Nearly two months before the grand opening of his first restaurant, Miles Tamboli was putting in his own labor to transform the structural bones of what used to be Fuel Cafe, located on Madison Avenue, into his dream of Tamboli’s Pasta and Pizza.
“So sorry for the mess,” Tamboli said as he welcomed me in to talk about how the restaurant was progressing. With the floor caked in dust from the many renovations, newly painted teal walls, and only a single table in the restaurant; he didn’t hesitate in offering a beverage as he proudly showed the myriad of changes the building was going to receive. He was in great spirits despite the amount of work that still lay ahead.
“My mission for this restaurant is to see people having a good time and feeling satisfied,” Tamboli said as he sat in his unfinished dining room, which was planned to be adjacent to a future bar.
Tamboli’s passion for bringing flavorful and authentic pasta to the Bluff City was inspired by a trip to Italy. Though the average person tends to think of spaghetti as a quick and cheap meal, what Tamboli experienced during his travels made him believe that being budget-conscious didn’t mean you had to settle for storebought. He set out to create an experience of high-quality pasta and Italian cuisine in Memphis that was also affordable.
The first step was to find the perfect pasta recipe. Tamboli went deep into research mode, spending hours calling around to different pasta manufacturers to figure out what could and could not be done in the world of pasta. He experimented with homemade noodles until he landed on something he felt confident in. “I wanted to learn how to do it because why not, you know? So I would be at home and just make pasta over and over again. I just did it maniacally and compulsively until I was making some pretty good pasta,” Tamboli says.
In the days leading up to the long-awaited grand opening, Tamboli invited me back for the soft opening where, along with a few other guests, I got to experience how the restaurant was going to run and offer any feedback.
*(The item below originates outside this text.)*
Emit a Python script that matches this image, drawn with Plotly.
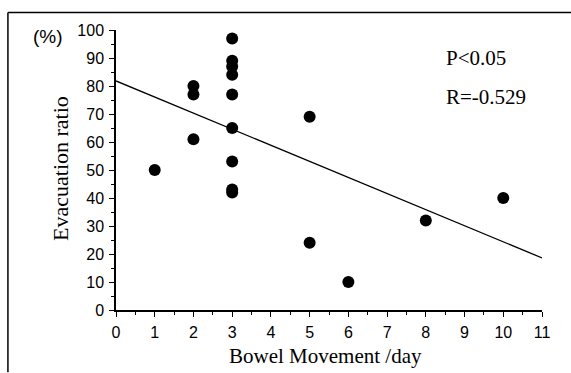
import plotly.graph_objects as go

bowel_movement = [1, 2, 2, 2, 3, 3, 3, 3, 3, 3, 3, 3, 3, 5, 5, 6, 8, 10]
evacuation_ratio = [50, 80, 77, 61, 97, 89, 87, 84, 77, 65, 53, 43, 42, 69, 24, 10, 32, 40]
fit_x = [0, 11]
fit_y = [81.8, 18.6]
x_ticks = list(range(0, 12))
y_ticks = list(range(0, 101, 10))

W, H = 571, 373
L, R, T, B = 116, 541.7, 29.5, 310.5

fig = go.Figure()
fig.add_trace(go.Scatter(x=fit_x, y=fit_y, mode="lines",
                         line=dict(color="black", width=1.3), cliponaxis=False,
                         showlegend=False, hoverinfo="skip"))
fig.add_trace(go.Scatter(x=bowel_movement, y=evacuation_ratio, mode="markers",
                         marker=dict(color="black", size=12), cliponaxis=False,
                         showlegend=False))

tickfont = dict(family="Liberation Sans, Arial", size=16, color="black")
fig.update_xaxes(range=[0, 11], tickvals=x_ticks, ticks="outside", ticklen=5, tickwidth=1.3,
                 tickcolor="black", showline=True, linecolor="black", linewidth=1.5,
                 showgrid=False, zeroline=False, tickfont=tickfont, ticklabelstandoff=2,
                 minor=dict(dtick=0.5, ticks="outside", ticklen=3, tickcolor="black", tickwidth=1))
fig.update_yaxes(range=[0, 100], tickvals=y_ticks, ticks="outside", ticklen=5, tickwidth=1.3,
                 tickcolor="black", showline=True, linecolor="black", linewidth=1.5,
                 showgrid=False, zeroline=False, tickfont=tickfont, ticklabelstandoff=2,
                 minor=dict(dtick=5, ticks="outside", ticklen=3, tickcolor="black", tickwidth=1))

pw, ph = R - L, B - T
def px(x):
    return (x - L) / pw
def py(y):
    return (B - y) / ph

serif = dict(family="Liberation Serif, Times New Roman", size=21, color="black")
ann = [
    dict(text="(%)", x=px(48), y=py(36), font=dict(family="Liberation Sans, Arial", size=19, color="black")),
    dict(text="Evacuation ratio", x=px(60), y=py(168), textangle=-90,
         font=dict(family="Liberation Serif, Times New Roman", size=22, color="black")),
    dict(text="Bowel Movement /day", x=px(325), y=py(357), font=serif),
    dict(text="P<0.05", x=px(444), y=py(58), xanchor="left", font=serif),
    dict(text="R=-0.529", x=px(444), y=py(97), xanchor="left", font=serif),
]
for a in ann:
    a.setdefault("xanchor", "center")
    fig.add_annotation(xref="paper", yref="paper", showarrow=False, yanchor="middle", **a)

fig.add_shape(type="line", xref="paper", yref="paper", x0=px(8), x1=px(571), y0=py(12), y1=py(12),
              line=dict(color="black", width=1.5))
fig.add_shape(type="line", xref="paper", yref="paper", x0=px(8), x1=px(8), y0=py(12), y1=py(373),
              line=dict(color="black", width=1.5))

fig.update_layout(width=W, height=H, margin=dict(l=L, r=W - R, t=T, b=H - B),
                  plot_bgcolor="white", paper_bgcolor="white")
fig.write_html("out.html", config={"displayModeBar": False},
               post_script="document.body.style.margin='0';document.body.style.overflow='hidden';")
Photos courtesy of Tamboli’s Instagram.
Without discrediting any dishes on his unique menu, Tamboli confessed that he is most excited for his customers to try the cheese pizza. The flames of the wood oven illuminated the kitchen as fresh, homemade pizza pies were cooked to a crispy, cheesy dream. The trick to eating the mozzarella, ricotta, and Italian-aged cheddar pizza is that it takes two hands. As the cheese melts off of the edges of each slice as it is pulled from the pie, you can see and taste the hard work that Tamboli poured into every decision.
The menu at Tamboli’s lists items that are specifically curated to represent local farms, fresh produce, and homemade ingredients. A seasonal salad and soup sit amongst some of the appetizer choices as well as seasonal vegetables in the entree choices. “I love eggplant parmesan and we may have it, but you won’t see it on our menu when eggplant is not in season,” Tamboli says to emphasize how ingredients are chosen for the menu.
Sustainability is also part of the restaurant’s mission. Tamboli’s has partnered with the Compost Fairy, an organization in Memphis that provides materials and resources for reusing waste to enrich the environment.
Tamboli has an uncommon warmth in his approach to people and manages to make just about everybody feel like family. He wanted to carry that element through to the restaurant, not just with patrons but among the staff, too. “This is my first restaurant job,” says Sumo, a server at Tamboli’s. “Everyone here is so helpful and friendly. Also, Miles is very relatable and down-to-earth.”
Guided by previous work experiences both within and outside of the restaurant industry, Tamboli says it was important to him to provide a healthy workplace. Concrete initiatives are taken at Tamboli’s Pasta and Pizza to create a sustainable and friendly work environment. He is passionate about providing proper living wages and helping workers understand and love what they serve.
The process of bringing Tamobli’s dreams into fruition from selling homemade pasta, tomato sauce, and pesto at the Memphis Farmer’s Market to now having a sit-down restaurant has been a feat for years. Tamboli hopes people will be able to enjoy the restaurant for many more years to come. While they are only open for dinner right now, Tamboli encourages that lunch is on its way to being an option.